> What needs to be done: From the very first line of the data to the line containing "2010,2011,2012,2013,2014];", retype everything exactly, leaving the pictures behind.

(begin)

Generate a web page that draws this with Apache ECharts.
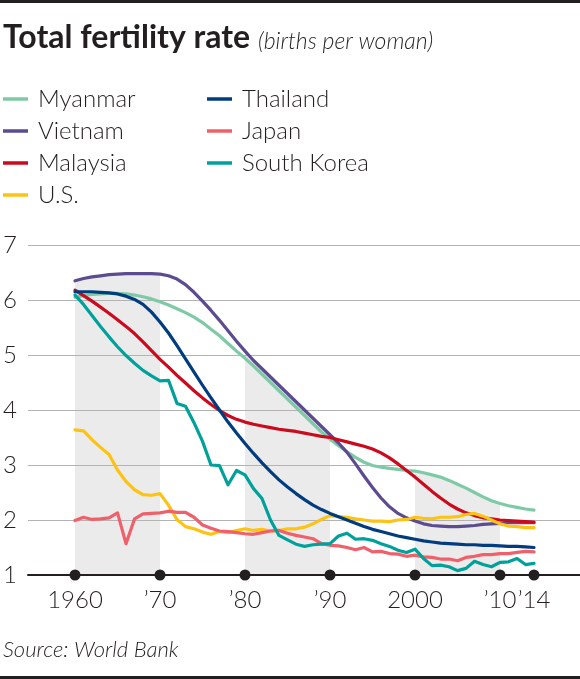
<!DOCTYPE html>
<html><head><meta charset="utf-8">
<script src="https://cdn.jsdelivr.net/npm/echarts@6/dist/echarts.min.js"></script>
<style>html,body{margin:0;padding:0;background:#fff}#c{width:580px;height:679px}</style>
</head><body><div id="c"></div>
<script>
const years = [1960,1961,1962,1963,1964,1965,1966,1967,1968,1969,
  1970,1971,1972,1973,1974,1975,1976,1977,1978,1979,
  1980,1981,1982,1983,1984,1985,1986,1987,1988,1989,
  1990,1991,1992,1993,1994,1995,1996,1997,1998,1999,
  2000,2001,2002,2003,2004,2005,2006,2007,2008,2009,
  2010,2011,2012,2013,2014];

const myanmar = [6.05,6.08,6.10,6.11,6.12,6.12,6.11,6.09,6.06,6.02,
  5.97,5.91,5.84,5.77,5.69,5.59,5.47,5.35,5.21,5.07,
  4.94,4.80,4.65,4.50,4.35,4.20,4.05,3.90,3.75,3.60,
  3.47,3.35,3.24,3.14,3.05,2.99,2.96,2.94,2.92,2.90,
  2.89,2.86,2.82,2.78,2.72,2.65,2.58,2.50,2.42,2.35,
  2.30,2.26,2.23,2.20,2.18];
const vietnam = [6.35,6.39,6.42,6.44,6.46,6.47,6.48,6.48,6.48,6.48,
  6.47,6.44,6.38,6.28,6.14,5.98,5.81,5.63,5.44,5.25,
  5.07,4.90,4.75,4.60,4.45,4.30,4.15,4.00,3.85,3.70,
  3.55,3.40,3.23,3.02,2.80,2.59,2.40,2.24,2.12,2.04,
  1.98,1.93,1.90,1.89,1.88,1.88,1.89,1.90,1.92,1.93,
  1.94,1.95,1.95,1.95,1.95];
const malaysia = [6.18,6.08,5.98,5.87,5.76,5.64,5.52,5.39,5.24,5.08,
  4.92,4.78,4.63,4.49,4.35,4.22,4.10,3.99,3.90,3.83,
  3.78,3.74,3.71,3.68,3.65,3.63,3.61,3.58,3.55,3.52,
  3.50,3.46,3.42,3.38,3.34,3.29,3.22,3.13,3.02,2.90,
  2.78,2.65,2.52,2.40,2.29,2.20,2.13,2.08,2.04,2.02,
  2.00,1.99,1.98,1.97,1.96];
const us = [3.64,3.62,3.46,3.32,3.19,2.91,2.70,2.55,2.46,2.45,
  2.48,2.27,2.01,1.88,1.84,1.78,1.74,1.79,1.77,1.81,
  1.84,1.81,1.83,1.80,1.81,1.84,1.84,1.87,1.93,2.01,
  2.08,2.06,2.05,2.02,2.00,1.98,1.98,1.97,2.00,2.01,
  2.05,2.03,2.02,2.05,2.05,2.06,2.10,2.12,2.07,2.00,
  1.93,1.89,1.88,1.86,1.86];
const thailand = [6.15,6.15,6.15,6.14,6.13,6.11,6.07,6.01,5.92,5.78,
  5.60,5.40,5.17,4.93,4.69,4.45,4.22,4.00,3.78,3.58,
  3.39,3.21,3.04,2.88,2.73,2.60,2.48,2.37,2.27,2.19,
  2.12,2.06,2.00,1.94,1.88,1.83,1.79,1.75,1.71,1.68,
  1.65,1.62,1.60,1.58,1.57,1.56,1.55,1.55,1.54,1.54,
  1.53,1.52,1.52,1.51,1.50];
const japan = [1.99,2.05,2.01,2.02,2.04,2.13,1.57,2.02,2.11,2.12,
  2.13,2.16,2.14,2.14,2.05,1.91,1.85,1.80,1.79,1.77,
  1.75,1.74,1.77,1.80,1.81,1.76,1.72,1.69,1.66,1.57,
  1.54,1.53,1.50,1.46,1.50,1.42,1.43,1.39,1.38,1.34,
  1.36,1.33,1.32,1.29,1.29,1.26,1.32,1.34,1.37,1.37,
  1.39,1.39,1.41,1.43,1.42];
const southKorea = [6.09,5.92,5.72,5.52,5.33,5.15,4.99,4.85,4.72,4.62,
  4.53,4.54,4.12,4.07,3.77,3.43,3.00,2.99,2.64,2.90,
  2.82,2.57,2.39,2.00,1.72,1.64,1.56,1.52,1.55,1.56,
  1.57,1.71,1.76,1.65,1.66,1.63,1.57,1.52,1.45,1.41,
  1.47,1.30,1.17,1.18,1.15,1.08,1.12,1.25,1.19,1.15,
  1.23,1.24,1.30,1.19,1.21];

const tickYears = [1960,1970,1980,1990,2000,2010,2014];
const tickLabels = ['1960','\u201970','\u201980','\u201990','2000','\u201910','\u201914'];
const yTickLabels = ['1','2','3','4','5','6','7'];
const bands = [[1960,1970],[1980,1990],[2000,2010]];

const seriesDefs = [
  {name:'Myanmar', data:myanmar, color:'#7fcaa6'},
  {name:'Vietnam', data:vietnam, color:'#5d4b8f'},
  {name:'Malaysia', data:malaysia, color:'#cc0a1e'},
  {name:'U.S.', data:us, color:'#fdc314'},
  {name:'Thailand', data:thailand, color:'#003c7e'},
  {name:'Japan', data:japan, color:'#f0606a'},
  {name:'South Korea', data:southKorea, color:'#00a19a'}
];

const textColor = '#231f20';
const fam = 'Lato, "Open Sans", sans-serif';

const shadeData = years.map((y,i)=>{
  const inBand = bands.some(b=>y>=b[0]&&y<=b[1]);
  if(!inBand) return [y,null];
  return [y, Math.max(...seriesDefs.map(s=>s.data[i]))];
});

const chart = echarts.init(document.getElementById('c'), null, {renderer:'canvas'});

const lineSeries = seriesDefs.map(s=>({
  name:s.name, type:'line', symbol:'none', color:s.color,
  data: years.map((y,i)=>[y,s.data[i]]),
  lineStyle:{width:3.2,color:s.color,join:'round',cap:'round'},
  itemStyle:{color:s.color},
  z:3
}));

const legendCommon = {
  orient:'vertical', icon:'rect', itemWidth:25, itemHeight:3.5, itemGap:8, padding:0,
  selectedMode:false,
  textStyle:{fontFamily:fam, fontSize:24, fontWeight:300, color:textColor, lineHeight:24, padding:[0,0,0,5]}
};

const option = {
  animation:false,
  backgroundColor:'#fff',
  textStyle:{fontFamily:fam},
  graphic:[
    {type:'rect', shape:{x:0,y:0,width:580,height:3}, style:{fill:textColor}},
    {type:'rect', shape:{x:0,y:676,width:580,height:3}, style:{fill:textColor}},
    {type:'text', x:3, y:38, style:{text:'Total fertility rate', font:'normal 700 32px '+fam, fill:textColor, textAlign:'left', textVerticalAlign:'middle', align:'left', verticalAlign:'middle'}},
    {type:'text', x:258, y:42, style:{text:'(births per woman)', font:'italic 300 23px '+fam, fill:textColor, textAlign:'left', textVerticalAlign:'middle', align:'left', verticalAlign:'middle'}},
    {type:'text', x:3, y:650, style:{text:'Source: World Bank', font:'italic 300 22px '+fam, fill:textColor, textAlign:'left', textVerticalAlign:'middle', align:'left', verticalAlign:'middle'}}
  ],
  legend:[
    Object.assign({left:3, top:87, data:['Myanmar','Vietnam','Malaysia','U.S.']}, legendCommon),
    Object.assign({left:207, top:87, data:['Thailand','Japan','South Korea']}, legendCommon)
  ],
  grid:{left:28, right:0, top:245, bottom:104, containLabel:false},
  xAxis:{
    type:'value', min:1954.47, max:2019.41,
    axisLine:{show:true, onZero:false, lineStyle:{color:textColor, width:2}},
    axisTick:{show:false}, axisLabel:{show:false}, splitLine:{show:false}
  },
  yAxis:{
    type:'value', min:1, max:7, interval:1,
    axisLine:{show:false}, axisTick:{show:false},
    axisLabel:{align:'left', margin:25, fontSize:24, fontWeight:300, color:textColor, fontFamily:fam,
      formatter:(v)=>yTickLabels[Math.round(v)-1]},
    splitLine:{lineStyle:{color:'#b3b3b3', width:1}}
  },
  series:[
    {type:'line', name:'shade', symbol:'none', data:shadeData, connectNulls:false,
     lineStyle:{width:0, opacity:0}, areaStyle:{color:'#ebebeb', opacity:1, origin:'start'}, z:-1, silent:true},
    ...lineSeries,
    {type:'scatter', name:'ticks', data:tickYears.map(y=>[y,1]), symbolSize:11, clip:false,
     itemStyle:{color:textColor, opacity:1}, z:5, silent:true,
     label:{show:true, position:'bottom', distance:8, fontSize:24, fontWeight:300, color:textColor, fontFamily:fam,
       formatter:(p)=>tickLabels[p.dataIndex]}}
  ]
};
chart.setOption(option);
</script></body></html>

(end)

> Output:
Generate a web page that draws this with Apache ECharts.
<!DOCTYPE html>
<html><head><meta charset="utf-8">
<script src="https://cdn.jsdelivr.net/npm/echarts@6/dist/echarts.min.js"></script>
<style>html,body{margin:0;padding:0;background:#fff}#c{width:580px;height:679px}</style>
</head><body><div id="c"></div>
<script>
const years = [1960,1961,1962,1963,1964,1965,1966,1967,1968,1969,
  1970,1971,1972,1973,1974,1975,1976,1977,1978,1979,
  1980,1981,1982,1983,1984,1985,1986,1987,1988,1989,
  1990,1991,1992,1993,1994,1995,1996,1997,1998,1999,
  2000,2001,2002,2003,2004,2005,2006,2007,2008,2009,
  2010,2011,2012,2013,2014];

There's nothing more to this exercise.